The Criminal Code of the Republic of Moldova, of 18 April 2002, prescribes sanctions for the infringement of citizens’ rights on grounds of religion, committed by official persons or resulting in considerable damages.
Case law
In the case of Metropolitan Church of Bessarabia and Others v. Moldova (Application no. 45701/99; Judgment of 13 December 2001) the Government had denied recognition to the Bessarabian Orthodox Church in 1992, twice in 1996, and again in 1997. The European Court noted that religious freedom also implies, inter alia, freedom to “manifest [one’s] religion” alone and in private or in community with others, in public and within the circle of those whose faith one shares. Moreover, the Court found that by considering that the applicant Church was not a new denomination and by making its recognition depend on the will of an ecclesiastical authority that had been recognized – the Metropolitan Church of Moldova – the State failed to discharge its duty of neutrality and impartiality.

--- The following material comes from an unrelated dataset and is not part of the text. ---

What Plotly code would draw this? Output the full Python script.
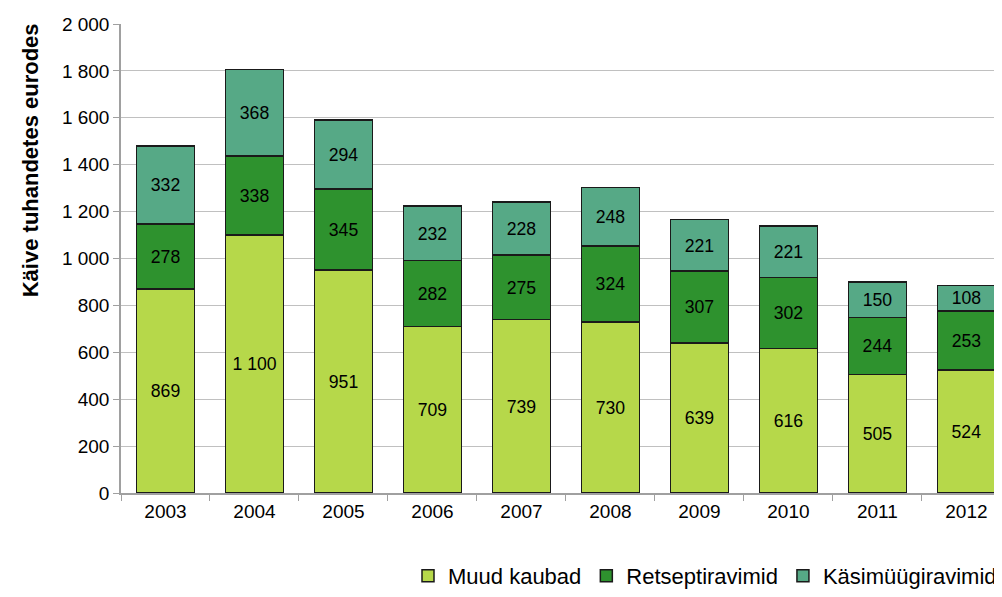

In Masaev v. Moldova (Application no. 6303/05; Judgment of 12 May 2009) the Court found that it was undisputed that the fine imposed on the applicant for praying on private premises constituted an interference with his right to freedom of religion; and that it is not compatible with the Convention to sanction individual members of an unregistered religious denomination for praying or otherwise manifesting their religious beliefs. To hold otherwise would imply that the State can dictate what a person must believe.
In Biserica Adevărat Ortodoxă din Moldova and Others v. Moldova (Application no. 952/03; Judgment of 27 February 2007) the Court found that the refusal to register the applicant Church had no legal basis under Moldovan law. Consequently, and despite the adoption of judgments in favor of the applicants, the authorities’ failure to register the Church and therefore to endow it with legal personality prevented it and its followers from carrying out a number of essential functions, in violation of Art. 9 ECHR.